Questions à Pierre Lemaitre, Président du Salon du livre

D’abord auteur de romans policiers, comment l’Histoire avec un grand «H» s’est-elle imposée à vous ?

Par le hasard (si l'on croit au hasard) d'un sujet de roman situé à la fin de la Première Guerre. Il m'a fallu plonger dans le travail des historiens, je ne savais pas que je mettais, à ce moment, le doigt dans l'engrenage de la périlleuse machine liant roman et histoire... L'histoire s'impose à moi comme un outil au service du roman et non l'inverse. Dans le "roman historique" (notion que je n'aime guère...), je privilégie délibérément le roman à l'histoire.

Comment un écrivain se libère-t-il de la vérité historique ?

Je me libère sans aucun problème de l'exactitude historique, les petites erreurs factuelles ne me dérangent pas, je n'ai aucun intérêt pour les boutons de guêtres.

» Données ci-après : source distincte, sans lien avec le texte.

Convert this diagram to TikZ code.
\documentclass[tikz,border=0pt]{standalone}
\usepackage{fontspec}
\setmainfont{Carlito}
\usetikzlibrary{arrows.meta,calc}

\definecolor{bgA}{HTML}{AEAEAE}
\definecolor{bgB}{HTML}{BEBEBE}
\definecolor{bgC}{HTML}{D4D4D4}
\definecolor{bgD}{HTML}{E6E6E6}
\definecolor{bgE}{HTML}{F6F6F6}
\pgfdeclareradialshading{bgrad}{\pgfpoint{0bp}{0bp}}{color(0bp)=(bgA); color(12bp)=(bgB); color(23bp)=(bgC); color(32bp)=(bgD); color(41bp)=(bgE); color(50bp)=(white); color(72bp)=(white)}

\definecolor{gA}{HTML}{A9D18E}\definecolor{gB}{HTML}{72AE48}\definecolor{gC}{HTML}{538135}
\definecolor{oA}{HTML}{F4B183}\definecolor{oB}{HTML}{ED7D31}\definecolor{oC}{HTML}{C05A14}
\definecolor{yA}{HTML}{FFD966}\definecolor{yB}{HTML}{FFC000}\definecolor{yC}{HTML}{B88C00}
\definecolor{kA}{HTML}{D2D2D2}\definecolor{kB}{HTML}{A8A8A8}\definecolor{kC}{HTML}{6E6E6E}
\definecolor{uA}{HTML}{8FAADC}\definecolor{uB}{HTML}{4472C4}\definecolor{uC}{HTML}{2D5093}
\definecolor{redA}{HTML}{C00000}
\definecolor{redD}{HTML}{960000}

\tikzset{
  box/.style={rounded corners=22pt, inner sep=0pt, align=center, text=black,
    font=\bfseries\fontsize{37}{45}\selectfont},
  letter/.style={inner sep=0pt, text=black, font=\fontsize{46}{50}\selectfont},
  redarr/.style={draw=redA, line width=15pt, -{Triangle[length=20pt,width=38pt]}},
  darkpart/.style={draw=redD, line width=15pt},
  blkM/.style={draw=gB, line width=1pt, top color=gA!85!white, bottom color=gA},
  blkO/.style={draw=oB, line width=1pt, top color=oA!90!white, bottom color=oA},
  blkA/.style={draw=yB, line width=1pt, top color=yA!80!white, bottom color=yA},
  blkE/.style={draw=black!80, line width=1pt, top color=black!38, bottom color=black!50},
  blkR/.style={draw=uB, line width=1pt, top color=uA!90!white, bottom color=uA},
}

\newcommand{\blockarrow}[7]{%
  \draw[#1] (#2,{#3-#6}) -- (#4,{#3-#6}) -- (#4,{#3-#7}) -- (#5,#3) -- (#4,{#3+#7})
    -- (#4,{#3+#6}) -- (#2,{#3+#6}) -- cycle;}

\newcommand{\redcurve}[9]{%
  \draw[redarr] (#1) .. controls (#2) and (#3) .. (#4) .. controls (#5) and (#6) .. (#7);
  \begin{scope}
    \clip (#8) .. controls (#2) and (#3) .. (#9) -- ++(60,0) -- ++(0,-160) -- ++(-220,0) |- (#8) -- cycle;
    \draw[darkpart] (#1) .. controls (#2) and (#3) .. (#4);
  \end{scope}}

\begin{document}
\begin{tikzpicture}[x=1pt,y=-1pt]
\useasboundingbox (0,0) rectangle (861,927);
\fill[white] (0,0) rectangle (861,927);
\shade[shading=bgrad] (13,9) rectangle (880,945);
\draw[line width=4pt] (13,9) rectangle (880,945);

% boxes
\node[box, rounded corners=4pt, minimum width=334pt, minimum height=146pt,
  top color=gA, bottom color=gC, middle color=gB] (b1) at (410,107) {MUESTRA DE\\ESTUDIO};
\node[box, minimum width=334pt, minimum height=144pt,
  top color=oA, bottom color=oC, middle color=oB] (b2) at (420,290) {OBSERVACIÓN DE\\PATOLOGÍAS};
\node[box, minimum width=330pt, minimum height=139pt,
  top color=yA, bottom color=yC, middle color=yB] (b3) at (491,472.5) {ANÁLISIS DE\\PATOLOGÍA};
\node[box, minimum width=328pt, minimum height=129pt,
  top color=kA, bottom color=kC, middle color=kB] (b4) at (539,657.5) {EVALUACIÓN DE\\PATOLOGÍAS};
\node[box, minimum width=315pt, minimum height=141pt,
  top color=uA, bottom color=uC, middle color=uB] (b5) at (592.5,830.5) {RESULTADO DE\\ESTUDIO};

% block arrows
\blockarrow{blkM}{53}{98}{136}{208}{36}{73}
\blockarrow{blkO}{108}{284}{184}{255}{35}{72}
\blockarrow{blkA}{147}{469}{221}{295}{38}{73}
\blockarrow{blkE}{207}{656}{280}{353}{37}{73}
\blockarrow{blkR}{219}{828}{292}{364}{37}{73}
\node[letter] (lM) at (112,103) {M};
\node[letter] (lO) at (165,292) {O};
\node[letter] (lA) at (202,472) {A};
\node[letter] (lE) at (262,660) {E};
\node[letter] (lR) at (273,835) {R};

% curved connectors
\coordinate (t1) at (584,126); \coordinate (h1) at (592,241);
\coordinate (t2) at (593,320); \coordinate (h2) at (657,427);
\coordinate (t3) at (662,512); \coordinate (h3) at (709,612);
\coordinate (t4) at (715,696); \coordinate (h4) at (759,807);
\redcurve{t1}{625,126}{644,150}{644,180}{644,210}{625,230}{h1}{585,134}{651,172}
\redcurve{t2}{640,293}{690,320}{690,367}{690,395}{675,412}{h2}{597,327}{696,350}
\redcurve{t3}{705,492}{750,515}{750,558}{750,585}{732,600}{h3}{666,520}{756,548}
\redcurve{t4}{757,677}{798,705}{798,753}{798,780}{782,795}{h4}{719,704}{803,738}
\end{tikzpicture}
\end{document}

En revanche, la "vérité" historique m'importe. Cette notion est évidemment bien sujette à caution... mais je tâche de faire preuve de pragmatisme. Cette question de la distance que le roman peut se permettre vis-à-vis de l'histoire se résout sur le plan moral. Je pourrais la formuler ainsi : les entorses que j'inflige à l'histoire sont-elles compatibles... avec le romancier, avec la personne que je suis ? M'affranchir de la réalité historique en écrivant, par exemple, un roman à caractère révisionniste serait incompatible avec les valeurs à partir desquelles je me suis construit.

Que signifie, pour un écrivain, travailler avec une historienne ?

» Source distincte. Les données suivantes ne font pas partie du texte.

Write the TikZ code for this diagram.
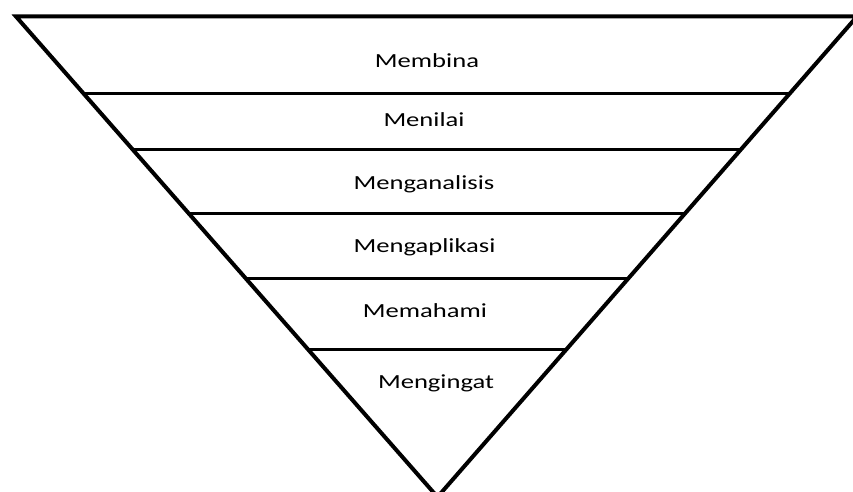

C'est à la fois pratique et embarrassant. Pratique parce qu'il n'y a plus de question sans réponse. Il n'y a pas eu de problème sur un point quelconque que Camille Cléret ne soit parvenue à élucider. Embarrassant parce que je ne peux pas toujours m'affranchir de son avis, surtout s'il concerne un point d'histoire qui met en difficulté la solidité du projet romanesque... Pour être franc, ce que j'aime dans cette collaboration c'est le fait que le roman, même pour elle, est l'objectif principal et que le poids de l'histoire ne doit pas risquer de faire vriller le projet narratif.

Après la trilogie « Les Enfants du désastre », Le Silence et la colère est le deuxième volume de votre tétralogie dédiée aux Trente Glorieuses. Vous continuez à y « feuilleter » le siècle, selon votre formule. Comment construisez-vous ce puzzle infiniment riche de portraits, de détails, d’humour aussi, qui brosse finalement le portrait d’une époque ?

L'ossature du projet est arrêtée depuis 2014 (presque dix ans...) et comme tout projet vivant, il ne cesse d'être remanié mais n'a jamais été repensé. Je reste fidèle à mon intention initiale. C'est une grosse machine romanesque (dix volumes couvrant 70 ans d'histoire à travers trois générations de personnages) qui suppose d'anticiper beaucoup, de réviser en permanence, de maintenir une attention permanente à la fois à l'évolution des personnages et au contexte dans lequel ils évoluent. Sans un tempérament solidement obsessionnel, il serait difficile d'aller au bout mais sur ce plan, je suis très bien équipé.